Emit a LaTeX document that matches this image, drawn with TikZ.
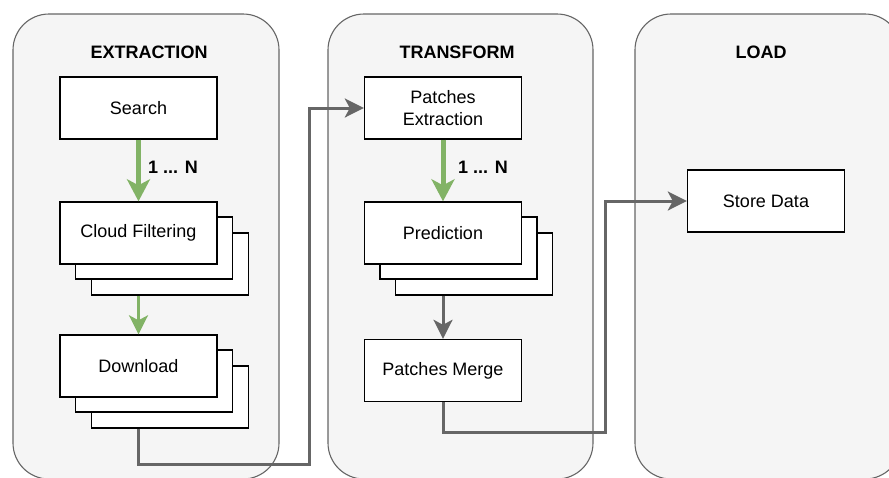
\documentclass[tikz,border=0pt]{standalone}
\usepackage{fontspec}
\setmainfont{Liberation Sans}
\usetikzlibrary{arrows.meta}
\definecolor{cfill}{HTML}{F5F5F5}
\definecolor{cgray}{HTML}{666666}
\definecolor{ggreen}{HTML}{82B366}
\begin{document}
\begin{tikzpicture}[x=1pt,y=-1pt,
  container/.style={draw=cgray, fill=cfill, line width=1.1pt, rounded corners=36pt},
  stepbox/.style={draw=black, fill=white, line width=1.4pt, minimum width=157pt, minimum height=62pt, inner sep=0pt, font=\fontsize{18}{22}\selectfont, align=center},
  titletext/.style={font=\bfseries\fontsize{18}{22}\selectfont},
  lbl/.style={font=\bfseries\fontsize{18}{22}\selectfont, anchor=west, inner sep=0pt},
  gthick/.style={draw=ggreen, line width=5pt, -{Stealth[length=22pt,width=23pt,inset=6pt]}},
  gthin/.style={draw=ggreen, line width=3pt, -{Stealth[length=19pt,width=19pt,inset=5pt]}},
  grayconn/.style={draw=cgray, line width=3pt, -{Stealth[length=19pt,width=19pt,inset=5pt]}},
]
\useasboundingbox (0,0) rectangle (889,477);
% containers
\draw[container] (13,14) rectangle (279,479);
\draw[container] (328,14) rectangle (593,479);
\draw[container] (635,14) rectangle (901,479);
\node[titletext] (t1) at (149,52) {EXTRACTION};
\node[titletext] (t2) at (457,52) {TRANSFORM};
\node[titletext] (t3) at (761,52) {LOAD};
% extraction
\node[stepbox] (search) at (138.5,108) {Search};
\node[stepbox] (cf3) at (170,264) {};
\node[stepbox] (cf2) at (154,248) {};
\node[stepbox] (cf1) at (138.5,233) {Cloud Filtering};
\node[stepbox] (dl3) at (170,397) {};
\node[stepbox] (dl2) at (154,381) {};
\node[stepbox] (dl1) at (138.5,366) {Download};
% transform
\node[stepbox] (pe) at (443,108) {Patches\\Extraction};
\node[stepbox] (pr3) at (474,264) {};
\node[stepbox] (pr2) at (458.5,248) {};
\node[stepbox] (pr1) at (443,233) {Prediction};
\node[stepbox] (pm) at (443,370.5) {Patches Merge};
% load
\node[stepbox] (sd) at (766,201) {Store Data};
% labels
\node[lbl] (n1) at (148,167) {1 ... N};
\node[lbl] (n2) at (458,167) {1 ... N};
% arrows
\draw[gthick] (search.south) -- (cf1.north);
\draw[gthin] (cf1.south |- cf3.south) -- (dl1.north);
\draw[gthick] (pe.south) -- (pr1.north);
\draw[grayconn] (pr1.south |- pr3.south) -- (pm.north);
\coordinate (j1) at (309,464);
\coordinate (j2) at (605,432);
\draw[grayconn] (dl1.south |- dl3.south) |- (j1) |- (pe.west);
\draw[grayconn] (pm.south) |- (j2) |- (sd.west);
\end{tikzpicture}
\end{document}
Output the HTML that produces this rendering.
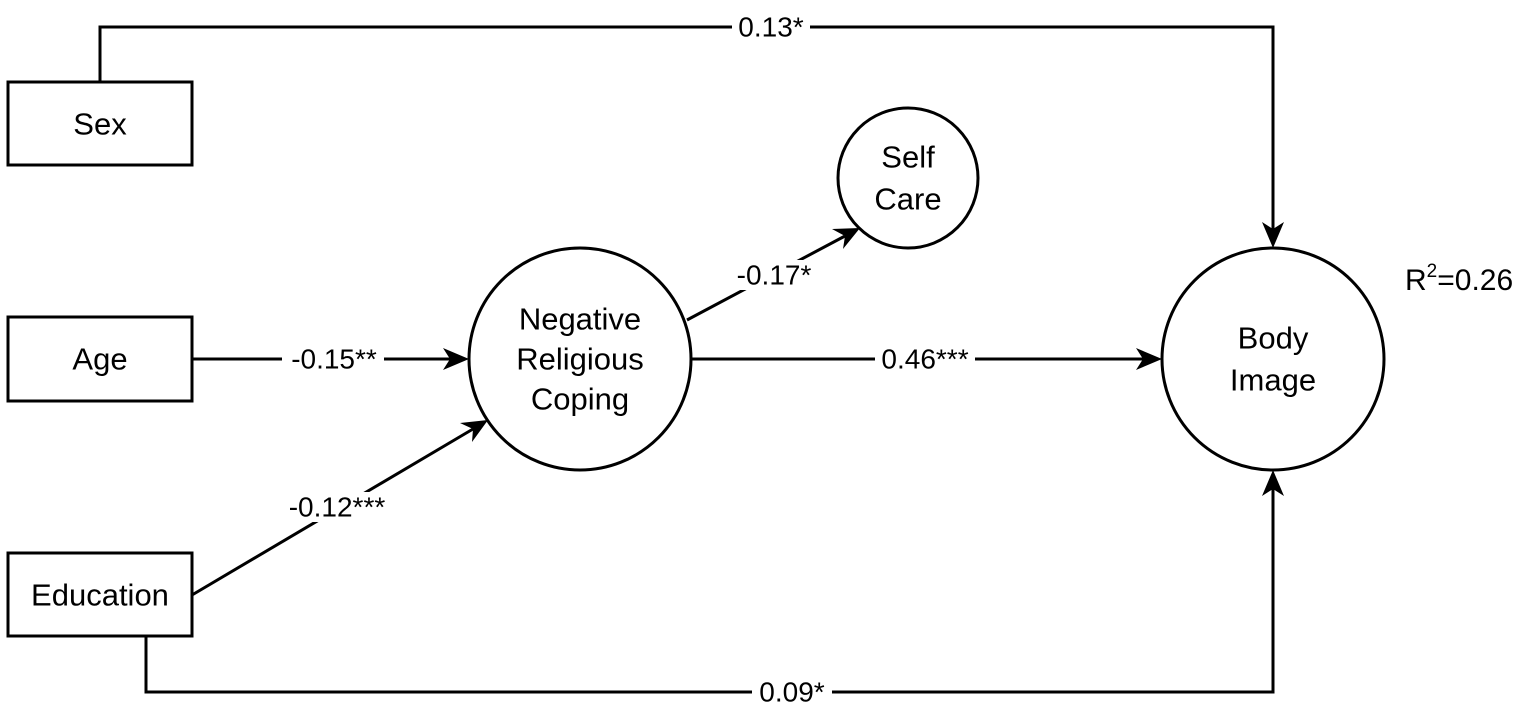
<!DOCTYPE html>
<html><head><meta charset="utf-8"><style>
html,body{margin:0;padding:0;background:#fff;}
svg{display:block;}
text{font-family:"Liberation Sans",Arial,sans-serif;fill:#000;}
</style></head><body>
<svg width="1535" height="710" viewBox="0 0 1535 710" xmlns="http://www.w3.org/2000/svg">
<defs>
<marker id="a" markerWidth="10" markerHeight="10" refX="9" refY="5" orient="auto" markerUnits="userSpaceOnUse" viewBox="0 0 10 10">
</marker>
</defs>
<g fill="none" stroke="#000" stroke-width="3">
<rect x="8" y="82" width="184" height="83"/>
<rect x="8" y="317" width="184" height="84"/>
<rect x="8" y="553" width="184" height="83"/>
<circle cx="580" cy="359" r="111"/>
<circle cx="1273" cy="359" r="111"/>
<circle cx="908" cy="178" r="70"/>
<path d="M100 82 V27 H1273 V230"/>
<path d="M146 636 V692 H1273 V488"/>
<path d="M192 359 H452"/>
<path d="M192 595 L473 429"/>
<path d="M687 320 L845 236"/>
<path d="M691 359 H1145"/>
</g>
<g fill="#000">
<polygon points="1273,248 1262,222 1273,229 1284,222"/>
<polygon points="1273,470 1262,496 1273,489 1284,496"/>
<polygon points="469,359 443,348 450,359 443,370"/>
<polygon points="1162,359 1136,348 1143,359 1136,370"/>
<polygon points="488,420 460,423 473,429 472,442"/>
<polygon points="860,228 832,229 845,236 843,249"/>
</g>
<g fill="#fff">
<rect x="732" y="12" width="78" height="30"/>
<rect x="752" y="677" width="80" height="30"/>
<rect x="282" y="344" width="102" height="30"/>
<rect x="282" y="492" width="110" height="30"/>
<rect x="733" y="260" width="82" height="30"/>
<rect x="875" y="344" width="100" height="30"/>
</g>
<g font-size="28" text-anchor="middle" dominant-baseline="central">
<text x="771" y="27">0.13*</text>
<text x="792" y="692">0.09*</text>
<text x="334" y="359">-0.15**</text>
<text x="337" y="507">-0.12***</text>
<text x="774" y="275">-0.17*</text>
<text x="925" y="359">0.46***</text>
</g>
<g font-size="31" text-anchor="middle" dominant-baseline="central">
<text x="100" y="124">Sex</text>
<text x="100" y="359">Age</text>
<text x="100" y="595">Education</text>
<text x="580" y="319">Negative</text>
<text x="580" y="359">Religious</text>
<text x="580" y="399">Coping</text>
<text x="1273" y="338">Body</text>
<text x="1273" y="380">Image</text>
<text x="908" y="157">Self</text>
<text x="908" y="199">Care</text>
</g>
<text x="1405" y="290" font-size="30">R<tspan font-size="19" dy="-13">2</tspan><tspan dy="13">=0.26</tspan></text>
</svg>
</body></html>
○ ○ ○ ○
## [What needs to be done]
Copy the data word for word. Pictures do not go in the copy.

## [Written reply]
Emit a LaTeX document that matches this image, drawn with TikZ.
\documentclass[tikz,border=0pt]{standalone}
\usepackage{fontspec}
\setmainfont{Liberation Sans}
\usetikzlibrary{arrows.meta}
\definecolor{cfill}{HTML}{F5F5F5}
\definecolor{cgray}{HTML}{666666}
\definecolor{ggreen}{HTML}{82B366}
\begin{document}
\begin{tikzpicture}[x=1pt,y=-1pt,
  container/.style={draw=cgray, fill=cfill, line width=1.1pt, rounded corners=36pt},
  stepbox/.style={draw=black, fill=white, line width=1.4pt, minimum width=157pt, minimum height=62pt, inner sep=0pt, font=\fontsize{18}{22}\selectfont, align=center},
  titletext/.style={font=\bfseries\fontsize{18}{22}\selectfont},
  lbl/.style={font=\bfseries\fontsize{18}{22}\selectfont, anchor=west, inner sep=0pt},
  gthick/.style={draw=ggreen, line width=5pt, -{Stealth[length=22pt,width=23pt,inset=6pt]}},
  gthin/.style={draw=ggreen, line width=3pt, -{Stealth[length=19pt,width=19pt,inset=5pt]}},
  grayconn/.style={draw=cgray, line width=3pt, -{Stealth[length=19pt,width=19pt,inset=5pt]}},
]
\useasboundingbox (0,0) rectangle (889,477);
% containers
\draw[container] (13,14) rectangle (279,479);
\draw[container] (328,14) rectangle (593,479);
\draw[container] (635,14) rectangle (901,479);
\node[titletext] (t1) at (149,52) {EXTRACTION};
\node[titletext] (t2) at (457,52) {TRANSFORM};
\node[titletext] (t3) at (761,52) {LOAD};
% extraction
\node[stepbox] (search) at (138.5,108) {Search};
\node[stepbox] (cf3) at (170,264) {};
\node[stepbox] (cf2) at (154,248) {};
\node[stepbox] (cf1) at (138.5,233) {Cloud Filtering};
\node[stepbox] (dl3) at (170,397) {};
\node[stepbox] (dl2) at (154,381) {};
\node[stepbox] (dl1) at (138.5,366) {Download};
% transform
\node[stepbox] (pe) at (443,108) {Patches\\Extraction};
\node[stepbox] (pr3) at (474,264) {};
\node[stepbox] (pr2) at (458.5,248) {};
\node[stepbox] (pr1) at (443,233) {Prediction};
\node[stepbox] (pm) at (443,370.5) {Patches Merge};
% load
\node[stepbox] (sd) at (766,201) {Store Data};
% labels
\node[lbl] (n1) at (148,167) {1 ... N};
\node[lbl] (n2) at (458,167) {1 ... N};
% arrows
\draw[gthick] (search.south) -- (cf1.north);
\draw[gthin] (cf1.south |- cf3.south) -- (dl1.north);
\draw[gthick] (pe.south) -- (pr1.north);
\draw[grayconn] (pr1.south |- pr3.south) -- (pm.north);
\coordinate (j1) at (309,464);
\coordinate (j2) at (605,432);
\draw[grayconn] (dl1.south |- dl3.south) |- (j1) |- (pe.west);
\draw[grayconn] (pm.south) |- (j2) |- (sd.west);
\end{tikzpicture}
\end{document}
Output the HTML that produces this rendering.
<!DOCTYPE html>
<html><head><meta charset="utf-8"><style>
html,body{margin:0;padding:0;background:#fff;}
svg{display:block;}
text{font-family:"Liberation Sans",Arial,sans-serif;fill:#000;}
</style></head><body>
<svg width="1535" height="710" viewBox="0 0 1535 710" xmlns="http://www.w3.org/2000/svg">
<defs>
<marker id="a" markerWidth="10" markerHeight="10" refX="9" refY="5" orient="auto" markerUnits="userSpaceOnUse" viewBox="0 0 10 10">
</marker>
</defs>
<g fill="none" stroke="#000" stroke-width="3">
<rect x="8" y="82" width="184" height="83"/>
<rect x="8" y="317" width="184" height="84"/>
<rect x="8" y="553" width="184" height="83"/>
<circle cx="580" cy="359" r="111"/>
<circle cx="1273" cy="359" r="111"/>
<circle cx="908" cy="178" r="70"/>
<path d="M100 82 V27 H1273 V230"/>
<path d="M146 636 V692 H1273 V488"/>
<path d="M192 359 H452"/>
<path d="M192 595 L473 429"/>
<path d="M687 320 L845 236"/>
<path d="M691 359 H1145"/>
</g>
<g fill="#000">
<polygon points="1273,248 1262,222 1273,229 1284,222"/>
<polygon points="1273,470 1262,496 1273,489 1284,496"/>
<polygon points="469,359 443,348 450,359 443,370"/>
<polygon points="1162,359 1136,348 1143,359 1136,370"/>
<polygon points="488,420 460,423 473,429 472,442"/>
<polygon points="860,228 832,229 845,236 843,249"/>
</g>
<g fill="#fff">
<rect x="732" y="12" width="78" height="30"/>
<rect x="752" y="677" width="80" height="30"/>
<rect x="282" y="344" width="102" height="30"/>
<rect x="282" y="492" width="110" height="30"/>
<rect x="733" y="260" width="82" height="30"/>
<rect x="875" y="344" width="100" height="30"/>
</g>
<g font-size="28" text-anchor="middle" dominant-baseline="central">
<text x="771" y="27">0.13*</text>
<text x="792" y="692">0.09*</text>
<text x="334" y="359">-0.15**</text>
<text x="337" y="507">-0.12***</text>
<text x="774" y="275">-0.17*</text>
<text x="925" y="359">0.46***</text>
</g>
<g font-size="31" text-anchor="middle" dominant-baseline="central">
<text x="100" y="124">Sex</text>
<text x="100" y="359">Age</text>
<text x="100" y="595">Education</text>
<text x="580" y="319">Negative</text>
<text x="580" y="359">Religious</text>
<text x="580" y="399">Coping</text>
<text x="1273" y="338">Body</text>
<text x="1273" y="380">Image</text>
<text x="908" y="157">Self</text>
<text x="908" y="199">Care</text>
</g>
<text x="1405" y="290" font-size="30">R<tspan font-size="19" dy="-13">2</tspan><tspan dy="13">=0.26</tspan></text>
</svg>
</body></html>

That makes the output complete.